Public sector bodies such as councils and NHS trusts will be encouraged to buy British steel in an effort to help save the industry.
The Government said all public sector organisations procuring steel will be required to consider the social and economic impact on the UK before buying from abroad.
The move came as a possible buyer emerged for the Port Talbot steelworks in South Wales, where thousands of jobs are at stake.
After a week in which the Government has struggled to formulate a response to the decision by Tata Steel to sell off its loss-making UK assets - including its plant in hartlepool, which employs 500 people - ministers said they are taking steps to create a "level playing field" for British manufacturers.
Guidelines introduced last year requiring central government bodies to take into account the "true value" of British steel are to be extended across the public sector - including the NHS and local councils.
Under the guidelines, public procurements which involve the supply of steel will need to consider "responsible sourcing, the training suppliers give to their workforce, carbon footprint, protecting the health and safety of staff and the social integration of disadvantaged workers".
Contractors working for the public sector will also be required to advertise their requirements for steel so that UK firms can compete for the business.
Cabinet Office Minister Matt Hancock said: "Last year we changed the rules across all central government procurement to ensure buyers take into account the true value of British steel - including local impact and jobs.

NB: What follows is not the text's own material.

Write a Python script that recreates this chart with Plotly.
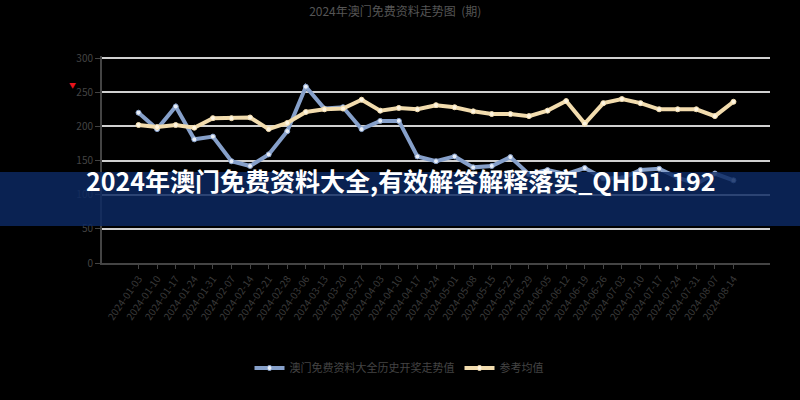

"The industry is responding positively to this so I want to go further. Now we will apply this guidance across the public sector so that, from operating theatres to new buildings, public sector buyers will need to consider social and economic benefits, alongside value for money.
"When public bodies buy steel they must taking account of the true value of buying British."
Business Secretary Sajid Javid added: "I am determined to make sure we do all we can to secure a sustainable future for UK steel and find a viable solution that supports the workers and wider community.
"By changing the procurement rules on these major infrastructure projects, we are backing the future of UK steel - opening up significant opportunities for UK suppliers and allowing them to compete more effectively with international companies."
The announcement comes amid heavy criticism of ministers for failing to take more effective action to prevent the "dumping" of cheap Chinese steel, seen as one of the key reasons for the problems in the UK steel industry.
For Labour, shadow business secretary Angela Eagle said that while the announcement was welcome, ministers had to do more if they were to ensure the survival of the steel industry in the UK.
"The Government has been dragged kicking and screaming to take action to support thesteel industry, which is a vital foundation industry and has descended further into crisis on their watch," she said.
"It is welcome that action is finally being taken by the Government on procurement and Labour has argued that shovel-ready infrastructure projects should be prioritised and British steel used whenever possible.
"As is so typical of this Tory Government, there is a yawning gap between rhetoric and reality, and they've presided over a failure when it comes to using British steel in public projects."
Roy Rickhuss, general secretary of the Community trade union, said the announcement was "a small step in the right direction" but did not address the need for immediate action to secure the future of the Tata plant at Port Talbot and other UK steelworks.
"Frankly, steelworkers will be shocked to discover that these measures were not already in place. These are bread-and-butter policies that should have been providing opportunities to UK steel producers already," he said.